I don't know what else to say. The only games I get to go to are home games, and it seems like Russian roulette (though nothing like whatever is happening in Sochi) every time—it could be a great game, or it could look like every guy on the team would rather be at home reading back through The Recognitions and/or drinking and playing FIFA on the Xbox. Last night against the Mavericks was one of those Book Club nights, and the sooner we forget the whole thing happened, the better.

Except it's not going to be possible to forget it, not soon: the Mavericks were a half game ahead of the Grizzlies before last night's game, barely clinging to the 8th playoff spot despite a great run of play from the Grizzlies. Now they're a solid two games ahead, and Denver is only a game and a half back from pushing the Grizzlies down to 10th. I still think the Grizzlies will end up in the 8th spot, but what do I know? I also expect them to come out and look like they know what they're doing on a nightly basis, instead of getting schemed into oblivion by Dirk Nowitzki and letting Brandan Wright finish with an offensive rating of 165 and Jae Crowder play 9:47 and leave with an offensive rating of 200. As in 200 points per 100 possessions. As in scoring a two-point basket on literally every single possession out of 100.

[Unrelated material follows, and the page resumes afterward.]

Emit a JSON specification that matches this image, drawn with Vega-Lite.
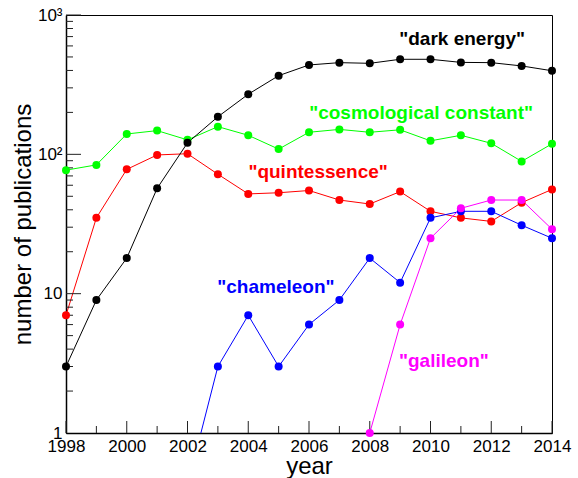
{
  "$schema": "https://vega.github.io/schema/vega-lite/v6.json",
  "width": 486,
  "height": 418,
  "autosize": "none",
  "padding": {"left": 66, "top": 15, "right": 26, "bottom": 45},
  "background": "white",
  "config": {
    "view": {"stroke": "#000", "strokeWidth": 1},
    "font": "Liberation Sans"
  },
  "datasets": {
    "pubs": [
      {"series": "cosmological constant", "year": 1998, "count": 77},
      {"series": "cosmological constant", "year": 1999, "count": 84},
      {"series": "cosmological constant", "year": 2000, "count": 140},
      {"series": "cosmological constant", "year": 2001, "count": 148},
      {"series": "cosmological constant", "year": 2002, "count": 127},
      {"series": "cosmological constant", "year": 2003, "count": 158},
      {"series": "cosmological constant", "year": 2004, "count": 137},
      {"series": "cosmological constant", "year": 2005, "count": 109},
      {"series": "cosmological constant", "year": 2006, "count": 144},
      {"series": "cosmological constant", "year": 2007, "count": 151},
      {"series": "cosmological constant", "year": 2008, "count": 144},
      {"series": "cosmological constant", "year": 2009, "count": 150},
      {"series": "cosmological constant", "year": 2010, "count": 125},
      {"series": "cosmological constant", "year": 2011, "count": 137},
      {"series": "cosmological constant", "year": 2012, "count": 120},
      {"series": "cosmological constant", "year": 2013, "count": 89},
      {"series": "cosmological constant", "year": 2014, "count": 119},
      {"series": "quintessence", "year": 1998, "count": 7},
      {"series": "quintessence", "year": 1999, "count": 35},
      {"series": "quintessence", "year": 2000, "count": 78},
      {"series": "quintessence", "year": 2001, "count": 99},
      {"series": "quintessence", "year": 2002, "count": 101},
      {"series": "quintessence", "year": 2003, "count": 72},
      {"series": "quintessence", "year": 2004, "count": 52},
      {"series": "quintessence", "year": 2005, "count": 53},
      {"series": "quintessence", "year": 2006, "count": 55},
      {"series": "quintessence", "year": 2007, "count": 47},
      {"series": "quintessence", "year": 2008, "count": 44},
      {"series": "quintessence", "year": 2009, "count": 54},
      {"series": "quintessence", "year": 2010, "count": 39},
      {"series": "quintessence", "year": 2011, "count": 35},
      {"series": "quintessence", "year": 2012, "count": 33},
      {"series": "quintessence", "year": 2013, "count": 45},
      {"series": "quintessence", "year": 2014, "count": 56},
      {"series": "chameleon", "year": 2002, "count": 0.42},
      {"series": "chameleon", "year": 2003, "count": 3},
      {"series": "chameleon", "year": 2004, "count": 7},
      {"series": "chameleon", "year": 2005, "count": 3},
      {"series": "chameleon", "year": 2006, "count": 6},
      {"series": "chameleon", "year": 2007, "count": 9},
      {"series": "chameleon", "year": 2008, "count": 18},
      {"series": "chameleon", "year": 2009, "count": 12},
      {"series": "chameleon", "year": 2010, "count": 35},
      {"series": "chameleon", "year": 2011, "count": 39},
      {"series": "chameleon", "year": 2012, "count": 39},
      {"series": "chameleon", "year": 2013, "count": 31},
      {"series": "chameleon", "year": 2014, "count": 25},
      {"series": "galileon", "year": 2008, "count": 1},
      {"series": "galileon", "year": 2009, "count": 6},
      {"series": "galileon", "year": 2010, "count": 25},
      {"series": "galileon", "year": 2011, "count": 41},
      {"series": "galileon", "year": 2012, "count": 47},
      {"series": "galileon", "year": 2013, "count": 47},
      {"series": "galileon", "year": 2014, "count": 29},
      {"series": "dark energy", "year": 1998, "count": 3},
      {"series": "dark energy", "year": 1999, "count": 9},
      {"series": "dark energy", "year": 2000, "count": 18},
      {"series": "dark energy", "year": 2001, "count": 57},
      {"series": "dark energy", "year": 2002, "count": 121},
      {"series": "dark energy", "year": 2003, "count": 186},
      {"series": "dark energy", "year": 2004, "count": 270},
      {"series": "dark energy", "year": 2005, "count": 367},
      {"series": "dark energy", "year": 2006, "count": 438},
      {"series": "dark energy", "year": 2007, "count": 455},
      {"series": "dark energy", "year": 2008, "count": 450},
      {"series": "dark energy", "year": 2009, "count": 481},
      {"series": "dark energy", "year": 2010, "count": 481},
      {"series": "dark energy", "year": 2011, "count": 457},
      {"series": "dark energy", "year": 2012, "count": 455},
      {"series": "dark energy", "year": 2013, "count": 431},
      {"series": "dark energy", "year": 2014, "count": 398}
    ],
    "labels": [
      {"series": "dark energy", "year": 2011.04, "count": 673, "label": "\"dark energy\""},
      {"series": "cosmological constant", "year": 2009.69, "count": 198, "label": "\"cosmological constant\""},
      {"series": "quintessence", "year": 2006.3, "count": 74.7, "label": "\"quintessence\""},
      {"series": "chameleon", "year": 2004.91, "count": 11.2, "label": "\"chameleon\""},
      {"series": "galileon", "year": 2010.44, "count": 3.29, "label": "\"galileon\""}
    ],
    "xMajor": [{"year": 1998}, {"year": 2000}, {"year": 2002}, {"year": 2004}, {"year": 2006}, {"year": 2008}, {"year": 2010}, {"year": 2012}, {"year": 2014}],
    "xMinor": [{"year": 1999}, {"year": 2001}, {"year": 2003}, {"year": 2005}, {"year": 2007}, {"year": 2009}, {"year": 2011}, {"year": 2013}],
    "yMajor": [{"count": 10}, {"count": 100}, {"count": 1000}],
    "yMinor": [{"count": 2}, {"count": 3}, {"count": 4}, {"count": 5}, {"count": 6}, {"count": 7}, {"count": 8}, {"count": 9}, {"count": 20}, {"count": 30}, {"count": 40}, {"count": 50}, {"count": 60}, {"count": 70}, {"count": 80}, {"count": 90}, {"count": 200}, {"count": 300}, {"count": 400}, {"count": 500}, {"count": 600}, {"count": 700}, {"count": 800}, {"count": 900}]
  },
  "layer": [
    {
      "data": {"name": "pubs"},
      "mark": {"type": "line", "clip": true, "strokeWidth": 1},
      "encoding": {
        "x": {
          "field": "year", "type": "quantitative",
          "scale": {"domain": [1998, 2014], "nice": false, "zero": false},
          "axis": {
            "orient": "bottom", "grid": false,
            "values": [1998, 2000, 2002, 2004, 2006, 2008, 2010, 2012, 2014],
            "format": "d", "ticks": false, "domainWidth": 1.5, "domainColor": "#000",
            "labelFont": "Liberation Sans", "labelColor": "#000",
            "labelFontSize": 17, "labelPadding": 5, "labelOverlap": false, "labelFlush": false, "labelBound": false,
            "title": "year", "titleFont": "Liberation Sans", "titleColor": "#000", "titleFontSize": 24, "titleFontWeight": "normal",
            "titleX": 243, "titleY": 40, "titleBaseline": "alphabetic", "titleAlign": "center"
          }
        },
        "y": {
          "field": "count", "type": "quantitative",
          "scale": {"type": "log", "domain": [1, 1000], "nice": false},
          "axis": {
            "orient": "left", "grid": false,
            "values": [1, 10, 100, 1000],
            "labelExpr": "datum.value == 1000 ? '10³' : datum.value == 100 ? '10²' : datum.value == 10 ? '10' : '1'",
            "ticks": false, "domainWidth": 1.5, "domainColor": "#000",
            "labelFont": "Liberation Sans", "labelColor": "#000",
            "labelFontSize": 17, "labelPadding": 4, "labelOverlap": false, "labelFlush": false, "labelBound": false,
            "title": "number of publications", "titleFont": "Liberation Sans", "titleColor": "#000", "titleFontSize": 24, "titleFontWeight": "normal",
            "titleX": -43, "titleY": 209, "titleAngle": -90, "titleBaseline": "middle", "titleAlign": "center"
          }
        },
        "color": {
          "field": "series", "type": "nominal",
          "scale": {"domain": ["cosmological constant", "quintessence", "chameleon", "galileon", "dark energy"], "range": ["#00ff00", "#ff0000", "#0000ff", "#ff00ff", "#000000"]},
          "legend": null
        }
      }
    },
    {
      "data": {"name": "xMajor"},
      "mark": {"type": "tick", "orient": "vertical", "size": 12, "thickness": 1, "yOffset": -6, "color": "#222", "opacity": 1},
      "encoding": {
        "x": {"field": "year", "type": "quantitative", "axis": null},
        "y": {"datum": 1, "type": "quantitative", "axis": null}
      }
    },
    {
      "data": {"name": "xMinor"},
      "mark": {"type": "tick", "orient": "vertical", "size": 7, "thickness": 1, "yOffset": -3.5, "color": "#222", "opacity": 1},
      "encoding": {
        "x": {"field": "year", "type": "quantitative", "axis": null},
        "y": {"datum": 1, "type": "quantitative", "axis": null}
      }
    },
    {
      "data": {"name": "yMajor"},
      "mark": {"type": "tick", "orient": "horizontal", "size": 15, "thickness": 1, "xOffset": 7.5, "color": "#222", "opacity": 1},
      "encoding": {
        "y": {"field": "count", "type": "quantitative", "axis": null},
        "x": {"datum": 1998, "type": "quantitative", "axis": null}
      }
    },
    {
      "data": {"name": "yMinor"},
      "mark": {"type": "tick", "orient": "horizontal", "size": 7, "thickness": 1, "xOffset": 3.5, "color": "#222", "opacity": 1},
      "encoding": {
        "y": {"field": "count", "type": "quantitative", "axis": null},
        "x": {"datum": 1998, "type": "quantitative", "axis": null}
      }
    },
    {
      "data": {"name": "pubs"},
      "transform": [{"filter": "datum.count >= 1"}],
      "mark": {"type": "circle", "size": 64, "opacity": 1},
      "encoding": {
        "x": {"field": "year", "type": "quantitative", "axis": null},
        "y": {"field": "count", "type": "quantitative", "axis": null},
        "color": {"field": "series", "type": "nominal", "legend": null}
      }
    },
    {
      "data": {"name": "labels"},
      "mark": {"type": "text", "font": "Liberation Sans", "fontSize": 19, "fontWeight": "bold", "align": "center", "baseline": "middle"},
      "encoding": {
        "x": {"field": "year", "type": "quantitative", "axis": null},
        "y": {"field": "count", "type": "quantitative", "axis": null},
        "text": {"field": "label"},
        "color": {"field": "series", "type": "nominal", "legend": null}
      }
    }
  ],
  "resolve": {"axis": {"x": "independent", "y": "independent"}}
}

Bottom line: if there are too many of these, the Grizzlies aren't going to the playoffs, just like we were all scared they wouldn't back in December when they lost three hundred games in a row while every other guy on the roster was in a body cast. So with any luck, this was just a bad night, against a team that had prepared better, and it was mostly because Mike Conley didn't play. But it didn't feel that way. It didn't feel like the Grizzlies showed up for the second half, or if they did, they quickly took one punch to the jaw and ran away from the fight. "One game at a time," and all, but man, am I tired of watching these kinds of losses.